What happened next, however, was not understandable and belonged to the annals and kingdom of “rudedom”. On no less than four occasions and after apologising the first time and putting the camera away I was accosted and felt verbally assaulted as others looked on. My explanation about wanting to write about this great shop, which to my mind, could only give them more publicity was met with “Well even Time Out asks us for permission.” Puffed up pride of the peacock variety and arrogance of success was palpable in that statement. In my determination to make sure my guests did not feel uncomfortable I resisted the temptation to walk out as we ordered three assortments of bagels.
 .
The verdict from them was positive. They loved it! Boys being boys they made a joke out of my predicament and rather unsavoury experience and we all laughed heartily on our way home. In years of blogging this was a first and I took it on the chin like a trooper. Thoughts about the fact that there was a no photography sign in the shop or that my actions were not legal etc had to be banished and relegated to the background for a higher cause.
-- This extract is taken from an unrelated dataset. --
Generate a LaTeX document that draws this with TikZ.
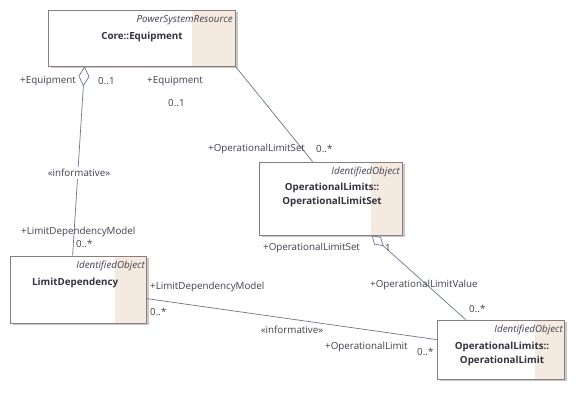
\documentclass[tikz,border=0pt]{standalone}
\usepackage{fontspec}
\setmainfont{Open Sans}
\usetikzlibrary{arrows.meta,shadows,calc}
\definecolor{linecol}{HTML}{6E7592}
\definecolor{bordercol}{HTML}{8E7C7C}
\definecolor{stripcol}{HTML}{F5EADF}
\definecolor{textcol}{HTML}{40404E}
\definecolor{boldcol}{HTML}{33333F}
\begin{document}
\begin{tikzpicture}[x=1pt,y=-1pt,
  umlbox/.style={draw=bordercol, line width=0.8pt, fill=white, inner sep=0pt,
    drop shadow={shadow xshift=2.5pt, shadow yshift=-2.5pt, fill=black!35, opacity=0.6},
    path picture={\fill[stripcol] ([xshift=-#1]path picture bounding box.north east) rectangle (path picture bounding box.south east);}},
  lbl/.style={inner sep=0pt, text=textcol, font=\fontsize{9.8}{12}\selectfont},
  stereo/.style={inner sep=0pt, text=textcol, font=\fontsize{9.8}{12}\selectfont\itshape},
  cname/.style={inner sep=0pt, text=boldcol, align=center, font=\fontsize{9.8}{14}\selectfont\bfseries},
  inf/.style={fill=white, inner sep=2pt, text=textcol, font=\fontsize{9.8}{12}\selectfont},
  conn/.style={draw=linecol, line width=0.7pt},
  agg/.style={conn, {Diamond[open, length=20pt, width=11pt]}-},
  aggsmall/.style={conn, {Diamond[open, length=16pt, width=10pt]}-}
]
\useasboundingbox (0,0) rectangle (576,411);
\fill[white] (0,0) rectangle (576,411);

% boxes
\node[umlbox=43pt, minimum width=187pt, minimum height=56pt] (equip) at (141.5,38) {};
\node[umlbox=31pt, minimum width=136pt, minimum height=67pt] (limdep) at (78,289.5) {};
\node[umlbox=31pt, minimum width=143pt, minimum height=73pt] (olset) at (330.5,198.5) {};
\node[umlbox=29pt, minimum width=127pt, minimum height=59pt] (ol) at (500.5,349.5) {};

% connector end points
\coordinate (e1) at ($(equip.south west)+(37,0)$);
\coordinate (l1) at ($(limdep.north west)+(63,0)$);
\coordinate (s1) at ($(olset.north west)+(54,0)$);
\coordinate (s2) at ($(olset.south west)+(113,0)$);
\coordinate (o1) at ($(ol.north west)+(29,0)$);
\coordinate (l2) at ($(limdep.north east)+(0,43)$);
\coordinate (o2) at ($(ol.north west)+(0,20)$);

% connectors
\draw[agg] (e1) -- (l1);
\draw[conn] (equip.south east) -- (s1);
\draw[aggsmall] (s2) -- (o1);
\draw[conn] (l2) -- (o2);

% informative labels (on top of lines)
\node[inf] (inf1) at (79,173) {«informative»};
\node[inf] (inf2) at (292,330) {«informative»};

% box texts
\node[stereo, anchor=east] (eqst) at (233,20) {PowerSystemResource};
\node[cname] (eqname) at (142,37) {Core::Equipment};
\node[stereo, anchor=east] (ldst) at (145,266) {IdentifiedObject};
\node[cname, anchor=west] (ldname) at (32,283) {LimitDependency};
\node[stereo, anchor=east] (olsst) at (400,172) {IdentifiedObject};
\node[cname] (olsname) at (332,195) {OperationalLimits::\\OperationalLimitSet};
\node[stereo, anchor=east] (olst) at (563,330) {IdentifiedObject};
\node[cname] (olname) at (502,353.5) {OperationalLimits::\\OperationalLimit};

% role labels and multiplicities
\node[lbl, anchor=west] (lEq1) at (20,81) {+Equipment};
\node[lbl, anchor=west] (mEq1) at (98,81) {0..1};
\node[lbl, anchor=west] (lEq2) at (147,81) {+Equipment};
\node[lbl, anchor=west] (mEq2) at (168,103) {0..1};
\node[lbl, anchor=west] (lLDM1) at (21,232) {+LimitDependencyModel};
\node[lbl, anchor=west] (mLDM1) at (76,244) {0..*};
\node[lbl, anchor=west] (lLDM2) at (150,287) {+LimitDependencyModel};
\node[lbl, anchor=west] (mLDM2) at (150,312) {0..*};
\node[lbl, anchor=west] (lOL) at (325,347) {+OperationalLimit};
\node[lbl, anchor=west] (mOL) at (417,352) {0..*};
\node[lbl, anchor=west] (lOLS1) at (208,149) {+OperationalLimitSet};
\node[lbl, anchor=west] (mOLS1) at (316,149) {0..*};
\node[lbl, anchor=west] (lOLS2) at (263,248) {+OperationalLimitSet};
\node[lbl, anchor=west] (mOLS2) at (385,248) {1};
\node[lbl, anchor=west] (lOLV) at (370,285) {+OperationalLimitValue};
\node[lbl, anchor=west] (mOLV) at (469,309) {0..*};
\end{tikzpicture}
\end{document}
However, such tragically destructive customer service or lack thereof should not go undocumented here. The Beigel shop has been measured once and found wanting. Sadly I will not be spending my hard earned cash in this shop in future, however, that does not mean they don’t bake a mean Beigel!!Arrogance it is said is the camouflage of insecurity. There is more to baking a mean Beigel and truly respectable and confident bakeries and pastry shops have that “something” in abundance.